I don't know the answers to these questions; I find them fascinating. And this doesn't even get into the other learning-styles questions. There's lots more questions where these come from.
Re: I work for one of those companies...
Date: 2007-02-01 02:50 am (UTC)Here's a (weak and naive) analogy: in elementary school, they teach you how to use the library. Rather than have you read every book, they teach you about card catalogs and where the reference section is and so forth. Supposedly, then you can go and find the knowledge you need when you need it. But teachers are resources like libraries, and so is your own learning style.

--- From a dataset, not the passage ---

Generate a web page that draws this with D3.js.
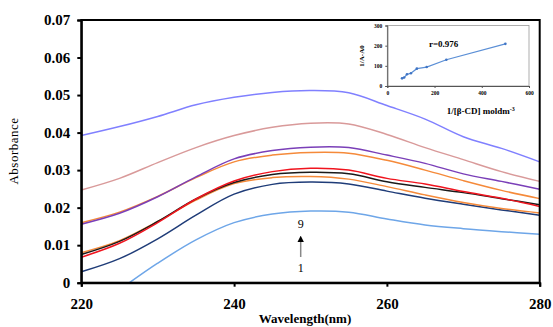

I wonder if there's a way to teach some sort of meta-learning skill.
I sometimes wonder what college would be like if I went back now. On the one hand, my brain is probably less flexible, but on the other hand, I'm a lot more mature and have a lot more experience teaching myself...

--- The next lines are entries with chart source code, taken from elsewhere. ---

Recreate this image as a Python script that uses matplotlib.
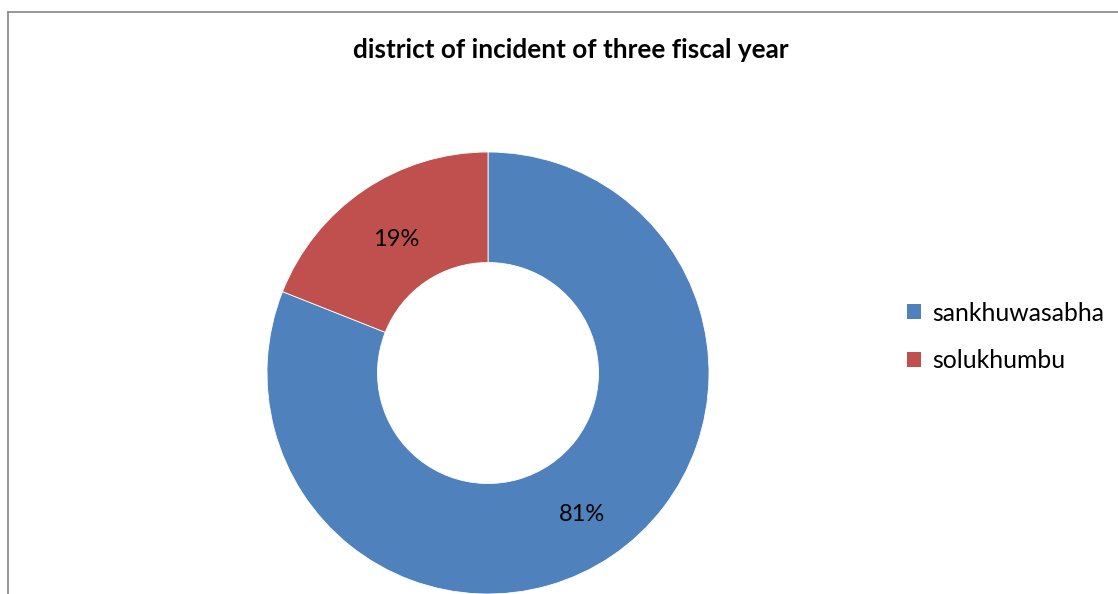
import matplotlib
matplotlib.use("Agg")
import matplotlib.pyplot as plt
from matplotlib.lines import Line2D
from matplotlib.patches import Patch
from matplotlib.transforms import ScaledTranslation

categories = ["sankhuwasabha", "solukhumbu"]
values = [81, 19]
colors = ["#4F81BD", "#C0504D"]
title = "district of incident of three fiscal year"

W, H = 1118, 594
fig = plt.figure(figsize=(W / 100, H / 100), dpi=100)
fig.patch.set_facecolor("white")
FONT = ["Lato", "DejaVu Sans"]

# outer chart frame (extends beyond right/bottom)
fig.add_artist(Line2D([8 / W, 8 / W], [0, 1 - 11.5 / H], transform=fig.transFigure,
                      color="#868686", lw=1.2))
fig.add_artist(Line2D([8 / W, 1], [1 - 11.5 / H, 1 - 11.5 / H], transform=fig.transFigure,
                      color="#868686", lw=1.2))

# pie axes: center (488, 373), radius 221 px
cx, cy, r = 488, 373, 221
ax = fig.add_axes([(cx - r) / W, (H - cy - r) / H, 2 * r / W, 2 * r / H])
wedges, texts, autotexts = ax.pie(
    values, colors=colors, startangle=90, counterclock=False,
    radius=1.0, autopct=lambda p: f"{p:.0f}%", pctdistance=0.75,
    wedgeprops=dict(width=0.5, edgecolor="white", linewidth=0.6),
    textprops=dict(fontsize=17, family=FONT, color="black"))
for w in wedges:
    w.set_clip_on(False)
for t in autotexts:
    t.set_transform(t.get_transform() + ScaledTranslation(0.01, -0.04, fig.dpi_scale_trans))
ax.set_xlim(-1, 1)
ax.set_ylim(-1, 1)
ax.set_aspect("equal")
ax.axis("off")

fig.text(571 / W, 1 - 58 / H, title, ha="center", va="baseline",
         fontsize=18.8, fontweight="bold", family=FONT)

handles = [Patch(facecolor=c, edgecolor="none") for c in colors]
leg = fig.legend(handles, categories, loc="center left",
                 bbox_to_anchor=(907 / W, 1 - 337 / H), frameon=False,
                 prop=dict(family=FONT, size=17.8), handlelength=0.55,
                 handleheight=0.55, handletextpad=0.45, labelspacing=1.0,
                 borderaxespad=0, borderpad=0)

fig.savefig("out.png", dpi=100)
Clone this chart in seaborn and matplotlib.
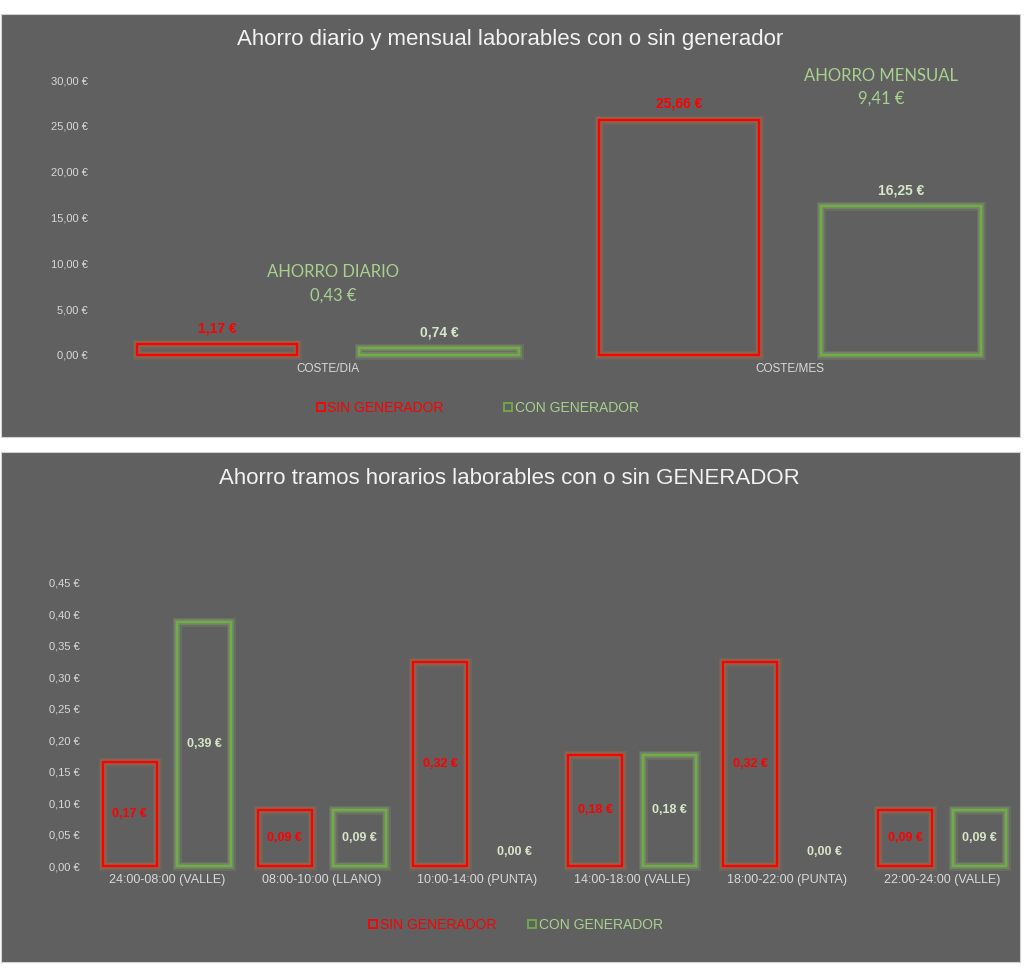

Re: I work for one of those companies...
Date: 2007-02-01 03:21 am (UTC)Heh. http://siderea.livejournal.com/440902.html
I sometimes wonder what college would be like if I went back now.
Hehheh. I'm running that experiment now. I've returned, at the ripe age of 35, to college to finally get a degree (this time). Things are much better this time, for a whole bunch of reasons, but not least because I've gotten over my past schooling and become an autodidact. Apparently, this is normal in "adult learners", according to the returning student orientation materials the school gave me -- and backed up by my experience in all-"adult-learners" classes. The grown-ups are voracious and keep the profs on their toes. They'll show up with their own learning (and other) agendas and hold the profs accountable for meeting them. They're no little bit cynical and know how the world works, and have an attitude of "I'm paying for this, so you'd better live up to my standards." They butt into lectures to demand clarifications. They raise contradictory examples to challenge professors' examples. They have no problem saying, point blank, that school has to take a back seat to work/kids/etc. when they feel it does. They're intensely involved in the classroom and with the material, just like professors always are saying they want. As one prof put it, "The up-side is you guys bring an incredible wealth of experience and engagement to the classroom. The down-side is, damn, ain't nobody can tell you guys nothing!"
tangent
Date: 2007-02-01 02:53 am (UTC)This is, of course, a problem that goes well beyond math, and gets to the whole question of when it's ok to cater to the majority and what you owe the minority. I felt largely cheated by my school system because they had no accommodations for people near the tails of the bell curve; it was very much a "one size fits all" approach. I don't know what the answer is; even if it were practical for every student to have an individual, tailored experience, I don't think that would be ideal either. Somewhere in there you also have to learn about compromise and getting along in community, too.
Re: tangent
Date: 2007-02-01 03:38 am (UTC)If we are educating kids to a certain standard.... why do we have (or try to have) all kids stay in school until 12th grade? And why do we then throw kids out at age 18, whether or not they've met the standard?
Or are we providing an educational opportunity from ages X to Y, during which kids are entitled to make the most of themselves, whatever that is?
Are we trying to prepare a mete workforce for the exigencies of the 21st century? Are we trying to unleash human potential? Are we trying to educate an electorate?
What is the purpose of the enterprise? And how will we know if/when we're achieving it?